Richard Briffault is unfailingly astute in his observations about the campaign finance laws and lucid in expressing them. In the days not too long ago when worries gathered around “527”s, he wrote an insightful essay on that subject. Now, with Super PACs on the minds of campaign finance analysts, he has turned attention to them. His subject is the Super PAC dedicated to the election of a single candidate and run, often with the candidate’s public approval, by former staff and associates. He proposes that the “coordination” standard be re-defined to capture these cases of “disguised contributions” and bring them within limits. These are not independent committees, he argues, but candidate committees in all but the name.
Professor Briffault’s concedes that he is working around a questionable doctrinal edifice—the Buckley contribution and expenditure distinction. “The Supreme Court’s insistence that independent spending does not pose dangers of corruption or the appearance of corruption has been doubtful from the start”, he writes. The Court itself does not fully believe it, as borne out by its detour around the distinction in the Caperton case. But if this is the doctrine of the day, it becomes no more convincing if various types of expenditures are now removed from the category of “independent” to that of “coordinated” and, through this move, converted into contributions.

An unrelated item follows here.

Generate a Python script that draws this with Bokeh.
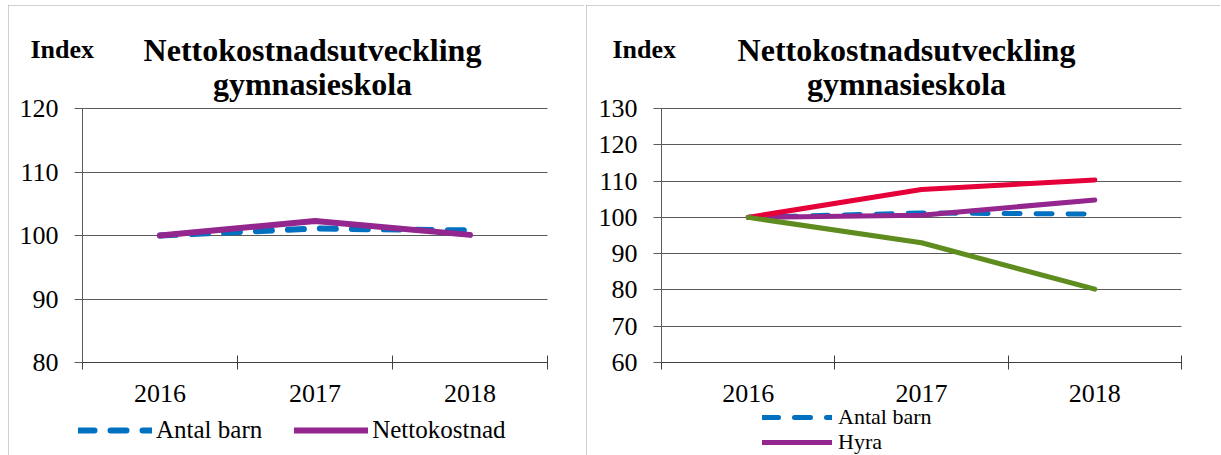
from bokeh.plotting import figure
from bokeh.models import (FixedTicker, Label, Legend, LegendItem, Range1d,
                          CustomJSTickFormatter, Grid)
from bokeh.layouts import row
from bokeh.embed import file_html
from bokeh.resources import INLINE

# ---------------- data ----------------
years = ["2016", "2017", "2018"]

left_antal_barn = [100.0, 101.1, 100.8]
left_nettokostnad = [100.0, 102.3, 100.1]
left_yticks = [80, 90, 100, 110, 120]

right_antal_barn = [100.0, 101.2, 100.9]
right_hyra = [100.0, 100.6, 104.8]
right_nettokostnad = [100.0, 107.7, 110.3]
right_lokaler = [100.0, 93.0, 80.2]
right_yticks = [60, 70, 80, 90, 100, 110, 120, 130]

title_line1 = "Nettokostnadsutveckling"
title_line2 = "gymnasieskola"
index_label = "Index"

# ---------------- style ----------------
FONT = "Liberation Serif"
BLUE = "#0070C0"
PURPLE = "#93278F"
RED = "#E5003A"
GREEN = "#5E8C1F"
GRID = "#5a5a5a"
BORDER = "#a3a3a3"

xs = [i + 0.5 for i in range(len(years))]
NCAT = len(years)
HAS_CROSS = "cross_bounds" in Grid.properties()


def make_panel(W, H, yticks, plot_box, title_px, index_px):
    """plot_box = (left, right, top, bottom) of the plotting area in panel pixels"""
    L, R, T, B = plot_box
    ux = (R - L) / NCAT
    uy = (B - T) / (yticks[-1] - yticks[0])
    x0 = -L / ux
    x1 = NCAT + (W - R) / ux
    y0 = yticks[0] - (H - B) / uy
    y1 = yticks[-1] + T / uy

    def dx(px):
        return (px - L) / ux

    def dy(py):
        return yticks[-1] + (T - py) / uy

    p = figure(width=W, height=H, output_backend="svg",
               toolbar_location=None,
               x_range=Range1d(x0, x1), y_range=Range1d(y0, y1),
               min_border=0)
    p.styles = {"outline": f"2px solid {BORDER}", "outline-offset": "-2px"}
    p.outline_line_color = None
    p.background_fill_color = "white"
    p.border_fill_color = "white"

    xa = p.xaxis[0]
    xa.fixed_location = yticks[0]
    xa.bounds = (0, NCAT)
    xa.ticker = FixedTicker(ticks=xs, minor_ticks=list(range(NCAT + 1)))
    xa.formatter = CustomJSTickFormatter(args=dict(labels=years),
                                         code="return labels[Math.floor(tick)];")
    xa.major_tick_in = 0
    xa.major_tick_out = 0
    xa.minor_tick_in = 7
    xa.minor_tick_out = 7
    xa.minor_tick_line_color = "#404040"
    xa.axis_line_color = "#404040"
    xa.major_label_text_font = FONT
    xa.major_label_text_font_size = "26px"
    xa.major_label_text_color = "black"
    xa.major_label_standoff = 15

    ya = p.yaxis[0]
    ya.fixed_location = 0
    ya.bounds = (yticks[0], yticks[-1])
    ya.ticker = FixedTicker(ticks=yticks)
    ya.major_tick_in = 0
    ya.major_tick_out = 8
    ya.minor_tick_line_color = None
    ya.major_tick_line_color = GRID
    ya.axis_line_color = GRID
    ya.major_label_text_font = FONT
    ya.major_label_text_font_size = "26px"
    ya.major_label_text_color = "black"
    ya.major_label_standoff = 16

    p.xgrid.grid_line_color = None
    p.ygrid.grid_line_color = GRID
    p.ygrid.grid_line_width = 1
    if HAS_CROSS:
        p.ygrid.cross_bounds = (0, NCAT)

    tx, (ty1, ty2) = title_px
    for txt, ty in zip([title_line1, title_line2], (ty1, ty2)):
        p.add_layout(Label(x=dx(tx), y=dy(ty), text=txt, text_font=FONT,
                           text_font_style="bold", text_font_size="32px",
                           text_align="center", text_baseline="alphabetic",
                           text_color="black"))
    p.add_layout(Label(x=dx(index_px[0]), y=dy(index_px[1]), text=index_label,
                       text_font=FONT, text_font_style="bold",
                       text_font_size="26px", text_align="left",
                       text_baseline="alphabetic", text_color="black"))
    return p


def make_legend(items, location, orientation, glyph_width, font_size,
                standoff, spacing, item_h):
    return Legend(items=items, location=location, orientation=orientation,
                  glyph_width=glyph_width, glyph_height=item_h,
                  label_height=item_h,
                  label_standoff=standoff, spacing=spacing, padding=0, margin=0,
                  label_text_font=FONT, label_text_font_size=font_size,
                  label_text_color="black",
                  border_line_color=None, background_fill_alpha=0)


# ---------------- left panel ----------------
pl = make_panel(576, 450, left_yticks, (74, 539, 103, 357),
                (304, (44, 78)), (22, 44))
r_lab = pl.line(xs, left_antal_barn, line_color=BLUE, line_width=6,
                line_dash="16 16", line_cap="round", line_join="round")
r_lnk = pl.line(xs, left_nettokostnad, line_color=PURPLE, line_width=6,
                line_cap="round", line_join="round")
pl.add_layout(make_legend(
    [LegendItem(label="Antal barn", renderers=[r_lab]),
     LegendItem(label="Nettokostnad", renderers=[r_lnk])],
    (70, 11), "horizontal", 74, "25px", 4, 32, 26))

# ---------------- right panel ----------------
pr = make_panel(634, 450, right_yticks, (75, 595, 103, 357),
                (320, (44, 78)), (26, 44))
r_rab = pr.line(xs, right_antal_barn, line_color=BLUE, line_width=5,
                line_dash="16 16", line_cap="round", line_join="round")
r_rhy = pr.line(xs, right_hyra, line_color=PURPLE, line_width=5,
                line_cap="round", line_join="round")
pr.line(xs, right_nettokostnad, line_color=RED, line_width=5,
        line_cap="round", line_join="round")
pr.line(xs, right_lokaler, line_color=GREEN, line_width=5,
        line_cap="round", line_join="round")
pr.add_layout(make_legend(
    [LegendItem(label="Antal barn", renderers=[r_rab])],
    (176, 25), "vertical", 70, "22px", 6, 0, 24))
pr.add_layout(make_legend(
    [LegendItem(label="Hyra", renderers=[r_rhy])],
    (176, 0), "vertical", 70, "22px", 6, 0, 24))

layout = row(pl, pr, spacing=2, margin=(5, 0, 0, 8))
open("out.html", "w").write(file_html(layout, INLINE))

One could say the opposite about the move: the contribution/expenditure distinction is strained still more; the law becomes more complex or irrational or both; and enforcement will run into the same litigious opposition that has haunted the 1970’s reforms. For example. Professor Briffault argues that his rule, motivated by single-candidate committees, would have to cover bogus multi-candidate committees that tried covering their tracks by tossing a little money at a few additional candidates. Briffault suggests drawing the line at a number of candidates, 2-4, or at the level of their expenditures for the benefit of the one candidate they truly favor, perhaps setting it at 50% of the committee’s total spending or “some other very large fraction.” Now the single candidate rule has become a multicandidate rule, and one shudders to think of the course of the FEC rulemaking and the inevitable litigation to follow.
Another suggestion Briffault makes is that “coordination” be established if the candidate expresses approval of the committee’s efforts, or just “signals support for the organization’s campaign work.” There is unhappy experience with the regulatory challenge that proposals of this nature present—to set aside for a moment the constitutional challenge. The FEC’s parsing of the various ways funds could be “solicited” should not give cause for optimism that the agency will establish a sustainable definition of “approve,” “endorse” or “signal.” See generally 11 C.F.R. 300.2(m). Assume the candidate is circumspect and avoids comment unless specifically asked about a criticism the independent committee has directed against an opponent in a televised ad. Is the comment “no comment” as a matter of law, or the candidate and committee face the legal consequences; or will the FEC be compelled to devise an exception for responses to press-initiated inquiries?
The attention paid in this proposal to the role of former staff also runs into trouble within the analysis that Professor Briffault offers. A candidate and former employees now at the helm of an independent committee may have no have no need of direct contact to arrive at shared understanding of the most effective messages. But as Professor Briffault acknowledges, the same route to like-mindedness can be easily traveled in this day and age by supporters having no prior relationship:
Candidates and committees don’t have to talk to each other; they can communicate through the press. A candidate’s committee can publicize campaign messages, themes, and strategies, and reach audiences the candidate’s campaign would like to target, without sitting down with representatives of a supportive committee. This might have been a bit more cumbersome in 1999…but surely today, with candidates, campaigns, parties, and political committees all maintaining websites and Facebook pages, and campaign operatives posting their latest thoughts to their Twitter accounts, direct contacts between campaigns and outside groups are unnecessary: Why do they have to meet when they can tweet?
And why do they have to have known each other when they can read websites and tweets? Former staff status may be additional comfort to the candidate—not necessarily, but sometimes—but on the essential question of independent activity consistent with the campaign’s goals, it is not obvious, beyond a sensitivity to appearances, why the former employee’s work should be such a focus of regulatory energy. A well run independent committee operating well clear of the hurdles erected by this proposal can expect just as much as any other to “be viewed by the candidate or candidates aided as providing integral support to their campaigns even in the absence of express current interaction.”
Maybe the issue is indeed one of appearances, but appearances, the “look” of things, can’t carry the work of revising the standard of constitutionally protected “independence.” Professor Briffault sets as his goal the higher ambition of “maintain[ing] the integrity of the contribution/expenditure distinction that has been a foundational part of our campaign finance law for nearly four decades.” His proposal certainly helps expose the futility of the distinction but is very unlikely to save it.